In your code you most likely will have functionality to resolve URLs using slug fields on your legacy page types which triggers API calls to Contentful to load the requested page data. You will need to adjust all existing page types to make API calls to the top-level “Compose: Page” content type.

Depending on which Content Delivery API you use there are some things to consider:

  • GraphQL API - Refactor your page template content fetching to add in the additional “Compose: Page” layer to your content model.
  • Content Delivery / Preview API - Extend any include parameter on an entries collection call with an additional layer. Watch out for new circular references due to this change.

Once the pages load and render, you will also need to adjust the rendering of page and SEO metadata.

You can see examples of how to load and render web pages in our open source Next.js repo on Github.

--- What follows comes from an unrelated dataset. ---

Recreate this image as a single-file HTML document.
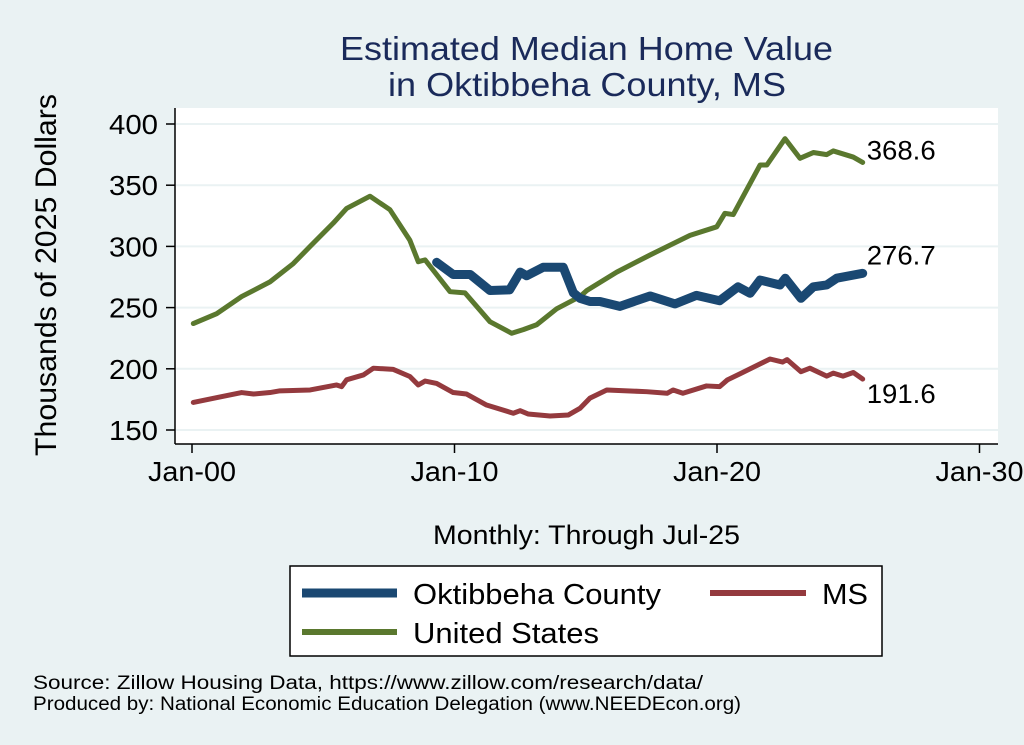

Additionally you might need to revise other parts of your code base that deal with pages: rendering links to pages, website navigation, sitemaps, etc.

Test the code changes on a staging server

Verify that your website works as expected:

  • Are all pages available and render correctly?
  • Do links between pages still work?

Step 4: Make your changes live

NOTE
We highly recommend having a content freeze (no content created or edited) while bringing changes live, in case any issues occur and your website has to be rolled back to an earlier version..

After completing and thoroughly testing the content and code changes, the next step is to bring the changes to production.

Apply content migration to production environment

First you will need to apply the content migration from the dedicated Compose environment to your production environment. There are two recommended ways of doing this:

  1. Use environment aliases to swap out your production environment.
  2. Apply all migration scripts to your production environment. (Be sure to create a backup environment first).

You can find more details for both approaches in our tutorial for deploying changes with environment aliases.

Deploy new version of the website

Once the content model changes are applied to your production space environment it is time to deploy your code changes to your production server.

To minimize downtime we recommend orchestrating your deployment using a CI/CD pipeline.

Once deployed, do a last round of testing to check if your website works as expected.

Revise space configuration

The last step is to revise some space settings that might be affected by the content model changes:

Revisit your webhooks - Make sure your automations are configured to listen to events for the new “Compose: Page” content type. It may affect any automations or integrations (e.g., your build process, search indexing) if you don’t.

Revisit any custom roles - For Enterprise customers with access to custom roles and permissions, adjust any custom roles that reference specific content types, and adjust them to work with Compose.

Reconfigure the website previews for each page type: This will make it easy for editors to preview content changes within Compose.